Exercise task> Within the entries below, please return exactly the lines from the one with "What TikZ code" through the one with "(128,1022) -- (478,1022);", leaving out any pictures.

Dataset excerpts>
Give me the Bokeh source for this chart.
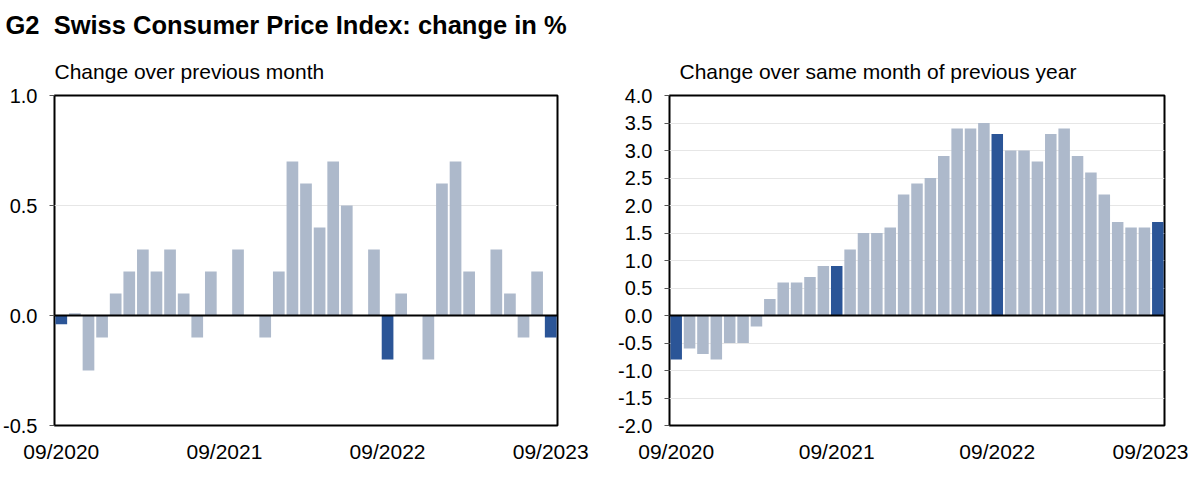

* * *

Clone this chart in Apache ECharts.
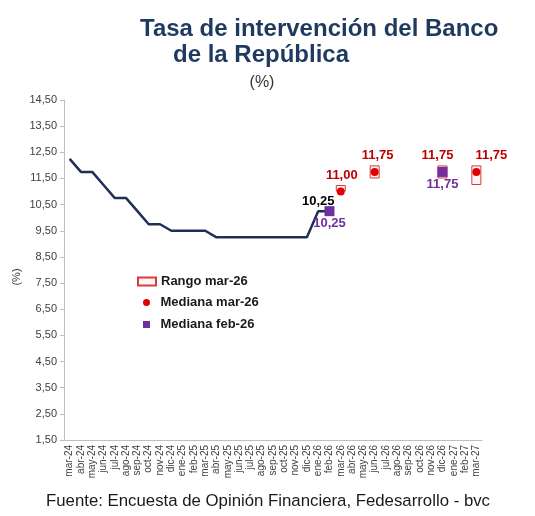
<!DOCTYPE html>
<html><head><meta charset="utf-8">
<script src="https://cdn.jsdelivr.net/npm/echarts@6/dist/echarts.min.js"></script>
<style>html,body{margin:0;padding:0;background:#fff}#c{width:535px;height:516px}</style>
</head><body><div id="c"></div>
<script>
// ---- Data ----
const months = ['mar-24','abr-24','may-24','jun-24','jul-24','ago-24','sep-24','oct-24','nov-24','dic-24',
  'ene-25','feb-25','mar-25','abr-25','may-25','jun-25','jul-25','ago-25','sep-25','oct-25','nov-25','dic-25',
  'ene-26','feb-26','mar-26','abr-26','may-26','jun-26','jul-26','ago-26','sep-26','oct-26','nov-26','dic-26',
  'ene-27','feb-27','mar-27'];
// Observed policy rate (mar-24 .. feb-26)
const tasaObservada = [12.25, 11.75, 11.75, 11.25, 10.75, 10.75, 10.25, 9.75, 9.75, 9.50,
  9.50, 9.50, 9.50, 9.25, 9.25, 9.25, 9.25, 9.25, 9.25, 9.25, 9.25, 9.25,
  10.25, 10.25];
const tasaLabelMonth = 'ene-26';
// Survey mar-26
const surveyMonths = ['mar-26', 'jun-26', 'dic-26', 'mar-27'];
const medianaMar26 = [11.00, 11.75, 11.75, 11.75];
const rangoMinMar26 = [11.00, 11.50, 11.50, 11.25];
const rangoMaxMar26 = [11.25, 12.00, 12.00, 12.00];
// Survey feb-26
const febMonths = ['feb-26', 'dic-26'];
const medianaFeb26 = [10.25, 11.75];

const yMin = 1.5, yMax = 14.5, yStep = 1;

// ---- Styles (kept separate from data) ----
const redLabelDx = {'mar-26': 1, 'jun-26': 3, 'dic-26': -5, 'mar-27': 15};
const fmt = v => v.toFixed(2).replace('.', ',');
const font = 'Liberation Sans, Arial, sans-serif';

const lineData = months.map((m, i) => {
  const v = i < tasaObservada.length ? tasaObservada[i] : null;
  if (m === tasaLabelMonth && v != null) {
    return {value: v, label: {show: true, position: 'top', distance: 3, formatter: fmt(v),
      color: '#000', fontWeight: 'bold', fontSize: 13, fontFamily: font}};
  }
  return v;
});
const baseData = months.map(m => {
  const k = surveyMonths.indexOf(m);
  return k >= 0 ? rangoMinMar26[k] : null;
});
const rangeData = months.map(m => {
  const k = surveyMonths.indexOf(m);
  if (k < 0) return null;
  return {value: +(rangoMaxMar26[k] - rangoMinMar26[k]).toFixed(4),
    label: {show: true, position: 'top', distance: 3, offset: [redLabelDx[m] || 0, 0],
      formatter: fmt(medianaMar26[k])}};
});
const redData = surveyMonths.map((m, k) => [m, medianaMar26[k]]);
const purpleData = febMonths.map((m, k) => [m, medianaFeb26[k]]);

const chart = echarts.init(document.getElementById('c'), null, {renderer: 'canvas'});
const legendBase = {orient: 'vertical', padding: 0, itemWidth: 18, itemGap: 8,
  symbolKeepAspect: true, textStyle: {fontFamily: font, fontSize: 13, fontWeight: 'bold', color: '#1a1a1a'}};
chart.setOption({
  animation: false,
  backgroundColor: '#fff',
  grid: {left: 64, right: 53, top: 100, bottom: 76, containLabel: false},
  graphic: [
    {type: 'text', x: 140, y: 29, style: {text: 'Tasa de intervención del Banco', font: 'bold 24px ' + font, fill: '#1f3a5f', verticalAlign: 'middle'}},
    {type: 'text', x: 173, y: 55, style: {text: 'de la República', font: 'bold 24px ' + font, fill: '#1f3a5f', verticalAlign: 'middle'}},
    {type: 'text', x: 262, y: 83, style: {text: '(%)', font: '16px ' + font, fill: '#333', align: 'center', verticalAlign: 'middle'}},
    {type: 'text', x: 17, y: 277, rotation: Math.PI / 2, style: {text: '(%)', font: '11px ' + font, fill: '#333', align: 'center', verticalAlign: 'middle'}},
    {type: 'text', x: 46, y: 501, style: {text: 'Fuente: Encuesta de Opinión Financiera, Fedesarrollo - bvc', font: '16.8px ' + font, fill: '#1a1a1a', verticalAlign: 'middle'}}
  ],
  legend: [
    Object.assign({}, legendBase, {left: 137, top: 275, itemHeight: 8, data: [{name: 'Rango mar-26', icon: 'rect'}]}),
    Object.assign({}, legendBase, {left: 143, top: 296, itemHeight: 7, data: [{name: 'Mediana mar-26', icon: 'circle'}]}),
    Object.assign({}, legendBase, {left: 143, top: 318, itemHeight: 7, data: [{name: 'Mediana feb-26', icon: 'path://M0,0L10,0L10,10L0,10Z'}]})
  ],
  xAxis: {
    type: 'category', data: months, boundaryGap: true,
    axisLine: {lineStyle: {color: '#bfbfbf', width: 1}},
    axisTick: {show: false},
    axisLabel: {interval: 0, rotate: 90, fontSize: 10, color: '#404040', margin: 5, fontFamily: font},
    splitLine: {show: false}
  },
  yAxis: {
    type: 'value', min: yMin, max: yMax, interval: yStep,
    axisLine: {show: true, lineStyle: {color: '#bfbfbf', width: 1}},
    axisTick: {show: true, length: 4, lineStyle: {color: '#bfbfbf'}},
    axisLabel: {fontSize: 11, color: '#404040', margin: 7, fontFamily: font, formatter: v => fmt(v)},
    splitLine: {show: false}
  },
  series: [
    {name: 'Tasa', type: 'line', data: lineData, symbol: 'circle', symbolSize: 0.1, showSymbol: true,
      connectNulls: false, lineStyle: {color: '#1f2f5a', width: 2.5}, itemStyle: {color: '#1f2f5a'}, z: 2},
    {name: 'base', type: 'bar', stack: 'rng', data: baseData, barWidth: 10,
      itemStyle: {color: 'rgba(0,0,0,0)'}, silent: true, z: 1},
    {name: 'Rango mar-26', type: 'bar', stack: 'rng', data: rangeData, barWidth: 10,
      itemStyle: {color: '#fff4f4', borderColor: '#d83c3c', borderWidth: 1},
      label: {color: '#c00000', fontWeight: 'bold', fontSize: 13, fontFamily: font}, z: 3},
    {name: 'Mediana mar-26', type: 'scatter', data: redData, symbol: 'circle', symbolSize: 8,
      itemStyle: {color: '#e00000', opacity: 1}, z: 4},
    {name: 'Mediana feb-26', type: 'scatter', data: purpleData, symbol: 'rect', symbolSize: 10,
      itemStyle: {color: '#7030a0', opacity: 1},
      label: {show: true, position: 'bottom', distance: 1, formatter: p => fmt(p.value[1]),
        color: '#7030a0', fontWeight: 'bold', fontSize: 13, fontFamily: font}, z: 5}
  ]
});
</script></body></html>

...

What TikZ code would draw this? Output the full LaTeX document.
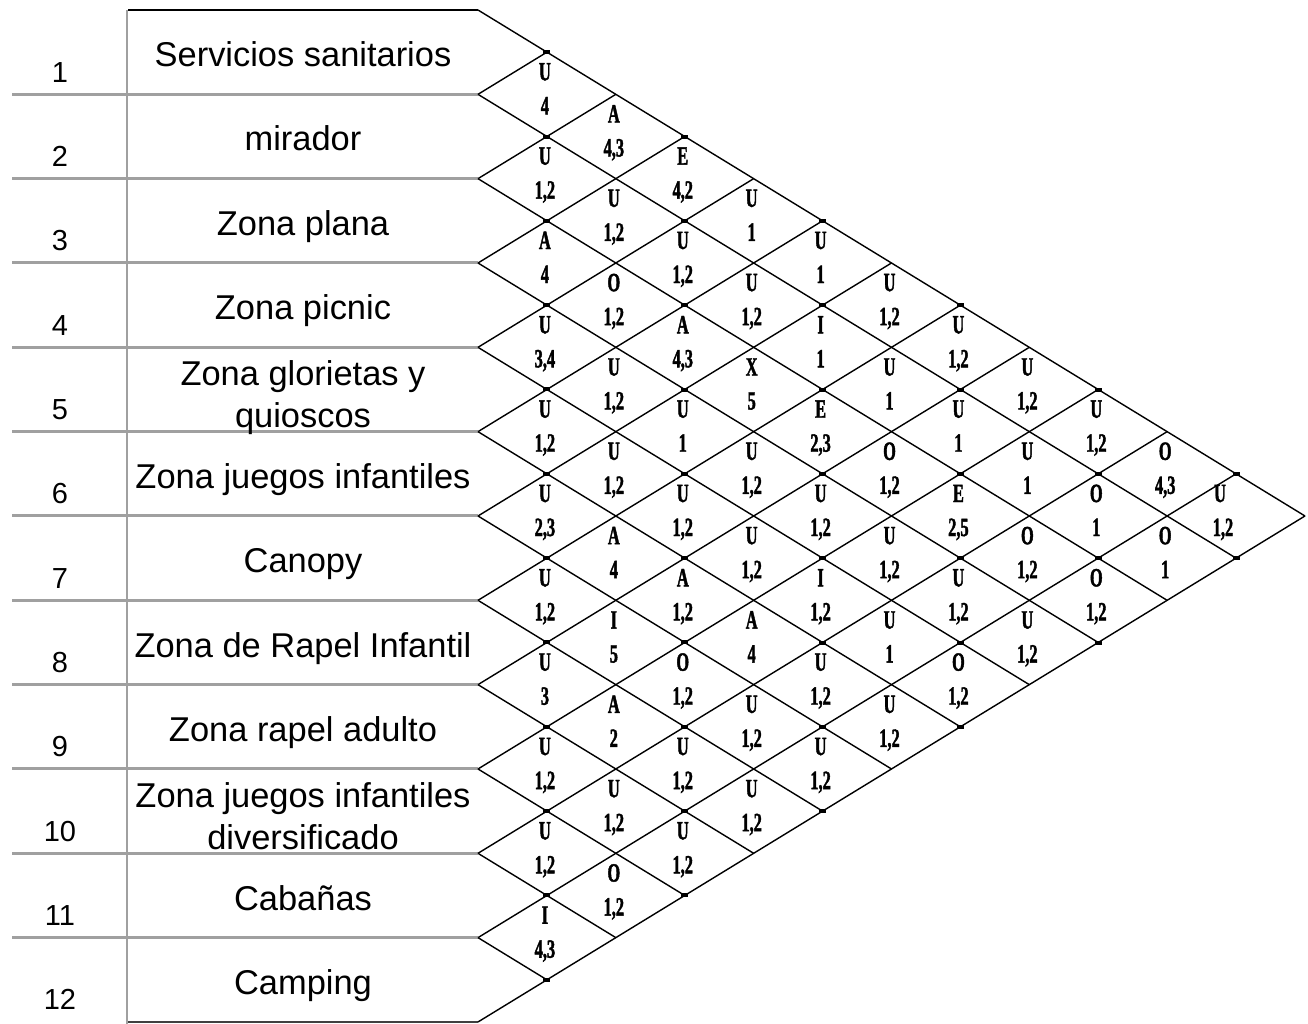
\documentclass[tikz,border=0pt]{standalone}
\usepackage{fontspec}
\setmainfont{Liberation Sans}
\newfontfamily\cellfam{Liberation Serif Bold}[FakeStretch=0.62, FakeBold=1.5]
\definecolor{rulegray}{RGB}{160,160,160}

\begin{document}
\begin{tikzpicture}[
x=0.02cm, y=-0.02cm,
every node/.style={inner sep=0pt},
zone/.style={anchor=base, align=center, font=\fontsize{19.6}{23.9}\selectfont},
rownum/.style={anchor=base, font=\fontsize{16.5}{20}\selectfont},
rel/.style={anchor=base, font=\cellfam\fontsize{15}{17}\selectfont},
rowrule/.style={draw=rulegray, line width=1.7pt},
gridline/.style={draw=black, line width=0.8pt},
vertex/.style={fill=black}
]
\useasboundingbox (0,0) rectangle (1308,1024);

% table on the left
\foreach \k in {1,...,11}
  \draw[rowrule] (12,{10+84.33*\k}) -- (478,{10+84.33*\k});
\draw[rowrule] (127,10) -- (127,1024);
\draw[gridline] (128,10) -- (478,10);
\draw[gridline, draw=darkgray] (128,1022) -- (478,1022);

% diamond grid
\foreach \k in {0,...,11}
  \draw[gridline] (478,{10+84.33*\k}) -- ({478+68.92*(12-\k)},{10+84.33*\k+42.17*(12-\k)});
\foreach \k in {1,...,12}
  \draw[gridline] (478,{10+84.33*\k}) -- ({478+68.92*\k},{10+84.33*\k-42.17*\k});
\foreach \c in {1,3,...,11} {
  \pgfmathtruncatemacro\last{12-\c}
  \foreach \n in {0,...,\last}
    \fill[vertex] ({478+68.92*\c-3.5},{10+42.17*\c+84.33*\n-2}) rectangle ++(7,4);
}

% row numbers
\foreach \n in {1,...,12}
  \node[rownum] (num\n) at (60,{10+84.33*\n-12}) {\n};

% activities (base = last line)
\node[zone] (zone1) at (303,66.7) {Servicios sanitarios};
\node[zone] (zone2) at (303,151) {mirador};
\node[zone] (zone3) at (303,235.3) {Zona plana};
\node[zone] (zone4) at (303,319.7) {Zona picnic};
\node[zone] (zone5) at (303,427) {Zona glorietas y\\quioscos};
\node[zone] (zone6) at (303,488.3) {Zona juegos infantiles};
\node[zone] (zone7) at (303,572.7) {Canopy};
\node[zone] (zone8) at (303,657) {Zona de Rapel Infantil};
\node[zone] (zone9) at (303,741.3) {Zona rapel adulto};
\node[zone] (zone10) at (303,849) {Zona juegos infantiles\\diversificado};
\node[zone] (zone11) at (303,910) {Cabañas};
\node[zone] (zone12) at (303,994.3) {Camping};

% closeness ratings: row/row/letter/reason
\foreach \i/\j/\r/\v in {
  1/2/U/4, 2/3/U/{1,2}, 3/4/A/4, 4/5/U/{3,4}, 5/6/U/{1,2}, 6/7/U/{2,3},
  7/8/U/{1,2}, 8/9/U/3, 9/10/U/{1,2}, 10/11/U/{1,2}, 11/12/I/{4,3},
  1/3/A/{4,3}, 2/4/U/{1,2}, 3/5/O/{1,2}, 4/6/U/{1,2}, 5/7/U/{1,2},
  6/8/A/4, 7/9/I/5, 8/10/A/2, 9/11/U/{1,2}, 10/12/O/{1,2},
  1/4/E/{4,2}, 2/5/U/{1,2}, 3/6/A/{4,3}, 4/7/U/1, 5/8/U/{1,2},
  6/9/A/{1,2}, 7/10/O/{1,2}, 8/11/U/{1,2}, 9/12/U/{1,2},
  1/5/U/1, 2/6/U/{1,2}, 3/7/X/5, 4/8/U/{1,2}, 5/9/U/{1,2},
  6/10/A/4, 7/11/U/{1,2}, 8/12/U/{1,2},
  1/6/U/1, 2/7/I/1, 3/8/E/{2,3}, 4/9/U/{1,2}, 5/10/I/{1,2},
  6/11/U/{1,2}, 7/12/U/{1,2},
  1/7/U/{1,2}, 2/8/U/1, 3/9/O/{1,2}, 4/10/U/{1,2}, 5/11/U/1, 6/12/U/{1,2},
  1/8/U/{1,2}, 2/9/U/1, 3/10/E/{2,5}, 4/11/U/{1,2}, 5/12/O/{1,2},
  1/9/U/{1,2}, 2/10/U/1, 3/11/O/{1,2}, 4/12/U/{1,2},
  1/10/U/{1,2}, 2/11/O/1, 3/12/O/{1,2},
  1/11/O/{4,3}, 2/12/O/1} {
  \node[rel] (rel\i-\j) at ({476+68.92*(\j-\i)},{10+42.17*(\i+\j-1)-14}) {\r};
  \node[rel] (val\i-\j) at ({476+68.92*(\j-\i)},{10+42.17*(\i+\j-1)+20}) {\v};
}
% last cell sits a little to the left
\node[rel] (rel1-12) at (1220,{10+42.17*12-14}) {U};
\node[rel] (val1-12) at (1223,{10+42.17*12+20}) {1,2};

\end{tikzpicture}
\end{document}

Written response>
What TikZ code would draw this? Output the full LaTeX document.
\documentclass[tikz,border=0pt]{standalone}
\usepackage{fontspec}
\setmainfont{Liberation Sans}
\newfontfamily\cellfam{Liberation Serif Bold}[FakeStretch=0.62, FakeBold=1.5]
\definecolor{rulegray}{RGB}{160,160,160}

\begin{document}
\begin{tikzpicture}[
x=0.02cm, y=-0.02cm,
every node/.style={inner sep=0pt},
zone/.style={anchor=base, align=center, font=\fontsize{19.6}{23.9}\selectfont},
rownum/.style={anchor=base, font=\fontsize{16.5}{20}\selectfont},
rel/.style={anchor=base, font=\cellfam\fontsize{15}{17}\selectfont},
rowrule/.style={draw=rulegray, line width=1.7pt},
gridline/.style={draw=black, line width=0.8pt},
vertex/.style={fill=black}
]
\useasboundingbox (0,0) rectangle (1308,1024);

% table on the left
\foreach \k in {1,...,11}
  \draw[rowrule] (12,{10+84.33*\k}) -- (478,{10+84.33*\k});
\draw[rowrule] (127,10) -- (127,1024);
\draw[gridline] (128,10) -- (478,10);
\draw[gridline, draw=darkgray] (128,1022) -- (478,1022);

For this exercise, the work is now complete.